More on Rigid Nominal Wage Growth, By Tim Duy: Paul Krugman looks at the evidence on nominal wage rigidities here and sees additional reason to believe the primary economic challenge is a demand shortfall. He concludes with this point:
Oh, and someone is sure to chime in and say that this proves that the solution to unemployment is to make wages more flexible. No, it isn’t: in a liquidity trapped, deleveraging economy lower wages would actually worsen the situation.
It is important to emphasize this point, and Japan provides a good example. Via the Financial Times:
..Bonuses have been coming under heavy pressure in Japan for years as part of a wider effort to restrain incomes.
And while workers around the developed world have been complaining of a squeeze on incomes over the past two decades, in Japan thinner pay packets fuel wider deflation. That makes it even harder for the government to rein in its runaway debt and for the central bank to use monetary policy to boost growth...
...While policymakers bemoan the salary squeeze, political pressure is growing for heavy cuts to public sector pay as a quid pro quo for a proposed doubling of Japan’s 5 per cent consumption tax. Shortly after becoming prime minister last year, Yoshihiko Noda – already Japan’s poorest premier on record – gave himself a 30 per cent pay cut.

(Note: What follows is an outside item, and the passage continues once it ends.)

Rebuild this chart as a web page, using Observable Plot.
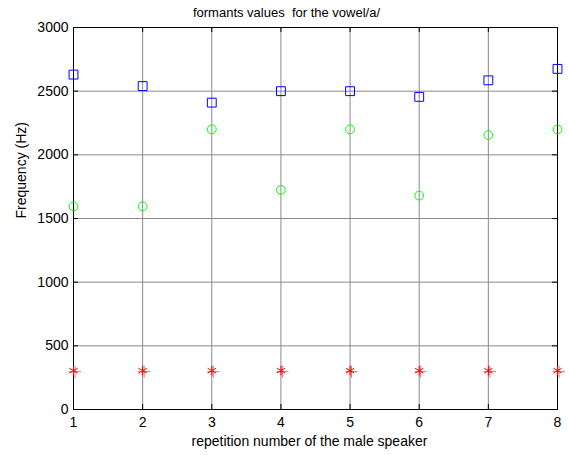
<!DOCTYPE html>
<html><head><meta charset="utf-8">
<script src="https://cdn.jsdelivr.net/npm/d3@7"></script>
<script src="https://cdn.jsdelivr.net/npm/@observablehq/plot@0.6"></script>
<style>
body{margin:0;background:#fff}
svg text{white-space:pre}
</style>
</head><body><div id="chart"></div>
<script>
const repetitions = [1, 2, 3, 4, 5, 6, 7, 8];
const f1 = [305, 305, 305, 305, 305, 305, 305, 305];
const f2 = [1595, 1595, 2200, 1725, 2200, 1680, 2155, 2200];
const f3 = [2630, 2540, 2410, 2500, 2500, 2455, 2585, 2675];
const xTicks = [1, 2, 3, 4, 5, 6, 7, 8];
const yTicks = [0, 500, 1000, 1500, 2000, 2500, 3000];
const title = "formants values  for the vowel/a/";
const xLabel = "repetition number of the male speaker";
const yLabel = "Frequency (Hz)";

const d1 = repetitions.map((r, i) => ({r, v: f1[i]}));
const d2 = repetitions.map((r, i) => ({r, v: f2[i]}));
const d3s = repetitions.map((r, i) => ({r, v: f3[i]}));

const W = 569, H = 455, ML = 73, MR = 12, MT = 27, MB = 46;
const PW = W - ML - MR, PH = H - MT - MB;

const chart = Plot.plot({
  width: W, height: H,
  marginLeft: ML, marginRight: MR, marginTop: MT, marginBottom: MB,
  style: {fontFamily: "'Liberation Sans', Arial, sans-serif", fontSize: "14px", color: "#000", background: "#fff"},
  x: {domain: [1, 8]},
  y: {domain: [0, 3000]},
  marks: [
    Plot.gridX(xTicks, {stroke: "#8a8a8a", strokeOpacity: 1, strokeWidth: 1}),
    Plot.gridY(yTicks, {stroke: "#8a8a8a", strokeOpacity: 1, strokeWidth: 1}),
    Plot.ruleY(yTicks, {insetRight: PW - 5, stroke: "#000"}),
    Plot.ruleY(yTicks, {insetLeft: PW - 5, stroke: "#000"}),
    Plot.ruleX(xTicks, {insetTop: PH - 5, stroke: "#000"}),
    Plot.ruleX(xTicks, {insetBottom: PH - 5, stroke: "#000"}),
    Plot.frame({stroke: "#000", strokeWidth: 1}),
    Plot.axisX(xTicks, {tickSize: 0, tickPadding: 8, label: null, fontSize: 14, tickFormat: d => String(d)}),
    Plot.axisY(yTicks, {tickSize: 0, tickPadding: 5, label: null, fontSize: 14, tickFormat: d => String(d)}),
    Plot.dot(d3s, {x: "r", y: "v", symbol: "square", r: 5, stroke: "#0000ff", strokeWidth: 1}),
    Plot.dot(d2, {x: "r", y: "v", symbol: "circle", r: 4.4, stroke: "#00ff00", strokeWidth: 1}),
    Plot.dot(d1, {x: "r", y: "v", symbol: "asterisk", r: 4.5, stroke: "#ff0000", strokeWidth: 1}),
    Plot.dot(d1, {x: "r", y: "v", symbol: "plus", r: 4, dx: 1.5, dy: 1, stroke: "#ff0000", strokeWidth: 1, strokeOpacity: 0.6}),
    Plot.text([title], {frameAnchor: "top", lineAnchor: "middle", dy: -15, dx: -29, fontSize: 13}),
    Plot.text([xLabel], {frameAnchor: "bottom", lineAnchor: "middle", dy: 32, dx: -6, fontSize: 14}),
    Plot.text([yLabel], {frameAnchor: "left", rotate: -90, lineAnchor: "middle", dx: -52, fontSize: 14})
  ]
});
document.getElementById("chart").appendChild(chart);
</script>
</body></html>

I think the role of role of bonuses in driving Japan's deflation is underappreciated. The bonus system allows for more flexible wages, thus allowing for the real possibility of negative nominal wage growth and thus deflation. In contrast, downward nominal wage rigidities in the US reduce the likelihood of deflation, but lessen the resolve of monetary policymakers to stimulate activity - for example, see the efforts by St. Louis Federal Reserve President James Bullard to argue that existence of low rates of inflation is evidence that the economy is operating at potential rather than see the flattening of the relationship between unemployment and inflation as a straightforward outcome of downward nominal wage rigidities.